> **What to work on**
Return all of the data exactly as written, without the pictures.

> **Recorded information**
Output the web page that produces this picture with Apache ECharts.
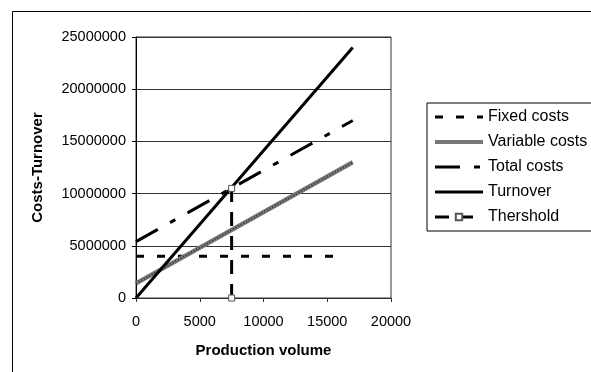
<!DOCTYPE html>
<html lang="en">
<head>
    <meta charset="UTF-8">
    <title>Break-even</title>
    <script src="https://cdn.jsdelivr.net/npm/echarts@6/dist/echarts.min.js"></script>
    <style>
        html, body { margin: 0; padding: 0; background: #fff; }
        #chart { width: 591px; height: 372px; }
    </style>
</head>
<body>
<div id="chart"></div>
<script>
    // data
    var volume = [0, 17000];
    var fixedVolume = [0, 16000];
    var fixedCosts = [4000000, 4000000];
    var variableCosts = [1400000, 13000000];
    var totalCosts = [5400000, 17000000];
    var turnover = [0, 24000000];
    var thresholdVolume = [7500, 7500];
    var thresholdValue = [0, 10500000];

    var xTicks = [0, 20000, 5000];        // min, max, interval
    var yTicks = [0, 25000000, 5000000];

    function pairs(xs, ys) {
        return xs.map(function (x, i) { return [x, ys[i]]; });
    }
    function plain(v) { return String(v); }

    var font = 'Liberation Sans, Arial, sans-serif';
    var noMark = { opacity: 0 };   // hide the legend dot on plain lines
    var chart = echarts.init(document.getElementById('chart'));

    var option = {
        animation: false,
        textStyle: { fontFamily: font, color: '#000' },
        graphic: [{
            type: 'rect',
            shape: { x: 12.5, y: 11.5, width: 620, height: 420 },
            style: { fill: 'none', stroke: '#000', lineWidth: 1 },
            silent: true
        }],
        grid: {
            left: 136, top: 37, right: 200, bottom: 74,
            show: true, borderColor: '#333', borderWidth: 1
        },
        legend: {
            orient: 'vertical',
            left: 427, top: 103,
            padding: [6, 5, 6, 6],
            itemGap: 9,
            itemWidth: 48,
            itemHeight: 8,
            borderColor: '#000',
            borderWidth: 1,
            textStyle: { fontSize: 16, fontFamily: font, color: '#000' },
            data: [
                { name: 'Fixed costs', itemStyle: noMark, lineStyle: { width: 3 } },
                { name: 'Variable costs', itemStyle: noMark, lineStyle: { width: 4 } },
                { name: 'Total costs', itemStyle: noMark, lineStyle: { width: 3 } },
                { name: 'Turnover', itemStyle: noMark, lineStyle: { width: 3 } },
                { name: 'Thershold', lineStyle: { width: 3 } }
            ]
        },
        xAxis: {
            type: 'value',
            min: xTicks[0], max: xTicks[1], interval: xTicks[2],
            name: 'Production volume',
            nameLocation: 'middle',
            nameGap: 45,
            nameTextStyle: { fontWeight: 'bold', fontSize: 15, color: '#000' },
            axisLine: { lineStyle: { color: '#333' } },
            axisTick: { show: true, length: 4, lineStyle: { color: '#333' } },
            axisLabel: { fontSize: 14.5, margin: 16, color: '#000', formatter: plain },
            splitLine: { show: false }
        },
        yAxis: {
            type: 'value',
            min: yTicks[0], max: yTicks[1], interval: yTicks[2],
            name: 'Costs-Turnover',
            nameLocation: 'middle',
            nameGap: 91,
            nameTextStyle: { fontWeight: 'bold', fontSize: 15, color: '#000' },
            axisLine: { show: true, lineStyle: { color: '#000' } },
            axisTick: { show: true, length: 4, lineStyle: { color: '#000' } },
            axisLabel: { fontSize: 14.5, margin: 10, color: '#000', formatter: plain },
            splitLine: { show: true, lineStyle: { color: '#333', width: 1 } }
        },
        series: [
            {
                name: 'Fixed costs',
                type: 'line',
                symbol: 'none',
                data: pairs(fixedVolume, fixedCosts),
                lineStyle: { color: '#000', width: 3, type: [8, 13] },
                itemStyle: { color: '#000' }
            },
            {
                name: 'Variable costs',
                type: 'line',
                symbol: 'none',
                data: pairs(volume, variableCosts),
                lineStyle: { color: '#777', width: 4.5 },
                itemStyle: { color: '#777' }
            },
            {
                // darker speckle on top of the grey band
                name: 'Variable texture',
                type: 'line',
                symbol: 'none',
                silent: true,
                data: pairs(volume, variableCosts),
                lineStyle: { color: '#333', width: 2, type: [1, 2] }
            },
            {
                name: 'Total costs',
                type: 'line',
                symbol: 'none',
                data: pairs(volume, totalCosts),
                lineStyle: { color: '#000', width: 3, type: [25, 14, 6, 14] },
                itemStyle: { color: '#000' }
            },
            {
                name: 'Turnover',
                type: 'line',
                symbol: 'none',
                data: pairs(volume, turnover),
                lineStyle: { color: '#000', width: 3 },
                itemStyle: { color: '#000' }
            },
            {
                name: 'Thershold',
                type: 'line',
                symbol: 'rect',
                symbolSize: 6,
                data: pairs(thresholdVolume, thresholdValue),
                lineStyle: { color: '#000', width: 3, type: [14, 10] },
                itemStyle: { color: '#fff', borderColor: '#555', borderWidth: 1 }
            }
        ]
    };
    chart.setOption(option);
</script>
</body>
</html>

> **Solution to this exercise**
Output the web page that produces this picture with Apache ECharts.
<!DOCTYPE html>
<html lang="en">
<head>
    <meta charset="UTF-8">
    <title>Break-even</title>
    <script src="https://cdn.jsdelivr.net/npm/echarts@6/dist/echarts.min.js"></script>
    <style>
        html, body { margin: 0; padding: 0; background: #fff; }
        #chart { width: 591px; height: 372px; }
    </style>
</head>
<body>
<div id="chart"></div>
<script>
    // data
    var volume = [0, 17000];
    var fixedVolume = [0, 16000];
    var fixedCosts = [4000000, 4000000];
    var variableCosts = [1400000, 13000000];
    var totalCosts = [5400000, 17000000];
    var turnover = [0, 24000000];
    var thresholdVolume = [7500, 7500];
    var thresholdValue = [0, 10500000];

    var xTicks = [0, 20000, 5000];        // min, max, interval
    var yTicks = [0, 25000000, 5000000];

    function pairs(xs, ys) {
        return xs.map(function (x, i) { return [x, ys[i]]; });
    }
    function plain(v) { return String(v); }

    var font = 'Liberation Sans, Arial, sans-serif';
    var noMark = { opacity: 0 };   // hide the legend dot on plain lines
    var chart = echarts.init(document.getElementById('chart'));

    var option = {
        animation: false,
        textStyle: { fontFamily: font, color: '#000' },
        graphic: [{
            type: 'rect',
            shape: { x: 12.5, y: 11.5, width: 620, height: 420 },
            style: { fill: 'none', stroke: '#000', lineWidth: 1 },
            silent: true
        }],
        grid: {
            left: 136, top: 37, right: 200, bottom: 74,
            show: true, borderColor: '#333', borderWidth: 1
        },
        legend: {
            orient: 'vertical',
            left: 427, top: 103,
            padding: [6, 5, 6, 6],
            itemGap: 9,
            itemWidth: 48,
            itemHeight: 8,
            borderColor: '#000',
            borderWidth: 1,
            textStyle: { fontSize: 16, fontFamily: font, color: '#000' },
            data: [
                { name: 'Fixed costs', itemStyle: noMark, lineStyle: { width: 3 } },
                { name: 'Variable costs', itemStyle: noMark, lineStyle: { width: 4 } },
                { name: 'Total costs', itemStyle: noMark, lineStyle: { width: 3 } },
                { name: 'Turnover', itemStyle: noMark, lineStyle: { width: 3 } },
                { name: 'Thershold', lineStyle: { width: 3 } }
            ]
        },
        xAxis: {
            type: 'value',
            min: xTicks[0], max: xTicks[1], interval: xTicks[2],
            name: 'Production volume',
            nameLocation: 'middle',
            nameGap: 45,
            nameTextStyle: { fontWeight: 'bold', fontSize: 15, color: '#000' },
            axisLine: { lineStyle: { color: '#333' } },
            axisTick: { show: true, length: 4, lineStyle: { color: '#333' } },
            axisLabel: { fontSize: 14.5, margin: 16, color: '#000', formatter: plain },
            splitLine: { show: false }
        },
        yAxis: {
            type: 'value',
            min: yTicks[0], max: yTicks[1], interval: yTicks[2],
            name: 'Costs-Turnover',
            nameLocation: 'middle',
            nameGap: 91,
            nameTextStyle: { fontWeight: 'bold', fontSize: 15, color: '#000' },
            axisLine: { show: true, lineStyle: { color: '#000' } },
            axisTick: { show: true, length: 4, lineStyle: { color: '#000' } },
            axisLabel: { fontSize: 14.5, margin: 10, color: '#000', formatter: plain },
            splitLine: { show: true, lineStyle: { color: '#333', width: 1 } }
        },
        series: [
            {
                name: 'Fixed costs',
                type: 'line',
                symbol: 'none',
                data: pairs(fixedVolume, fixedCosts),
                lineStyle: { color: '#000', width: 3, type: [8, 13] },
                itemStyle: { color: '#000' }
            },
            {
                name: 'Variable costs',
                type: 'line',
                symbol: 'none',
                data: pairs(volume, variableCosts),
                lineStyle: { color: '#777', width: 4.5 },
                itemStyle: { color: '#777' }
            },
            {
                // darker speckle on top of the grey band
                name: 'Variable texture',
                type: 'line',
                symbol: 'none',
                silent: true,
                data: pairs(volume, variableCosts),
                lineStyle: { color: '#333', width: 2, type: [1, 2] }
            },
            {
                name: 'Total costs',
                type: 'line',
                symbol: 'none',
                data: pairs(volume, totalCosts),
                lineStyle: { color: '#000', width: 3, type: [25, 14, 6, 14] },
                itemStyle: { color: '#000' }
            },
            {
                name: 'Turnover',
                type: 'line',
                symbol: 'none',
                data: pairs(volume, turnover),
                lineStyle: { color: '#000', width: 3 },
                itemStyle: { color: '#000' }
            },
            {
                name: 'Thershold',
                type: 'line',
                symbol: 'rect',
                symbolSize: 6,
                data: pairs(thresholdVolume, thresholdValue),
                lineStyle: { color: '#000', width: 3, type: [14, 10] },
                itemStyle: { color: '#fff', borderColor: '#555', borderWidth: 1 }
            }
        ]
    };
    chart.setOption(option);
</script>
</body>
</html>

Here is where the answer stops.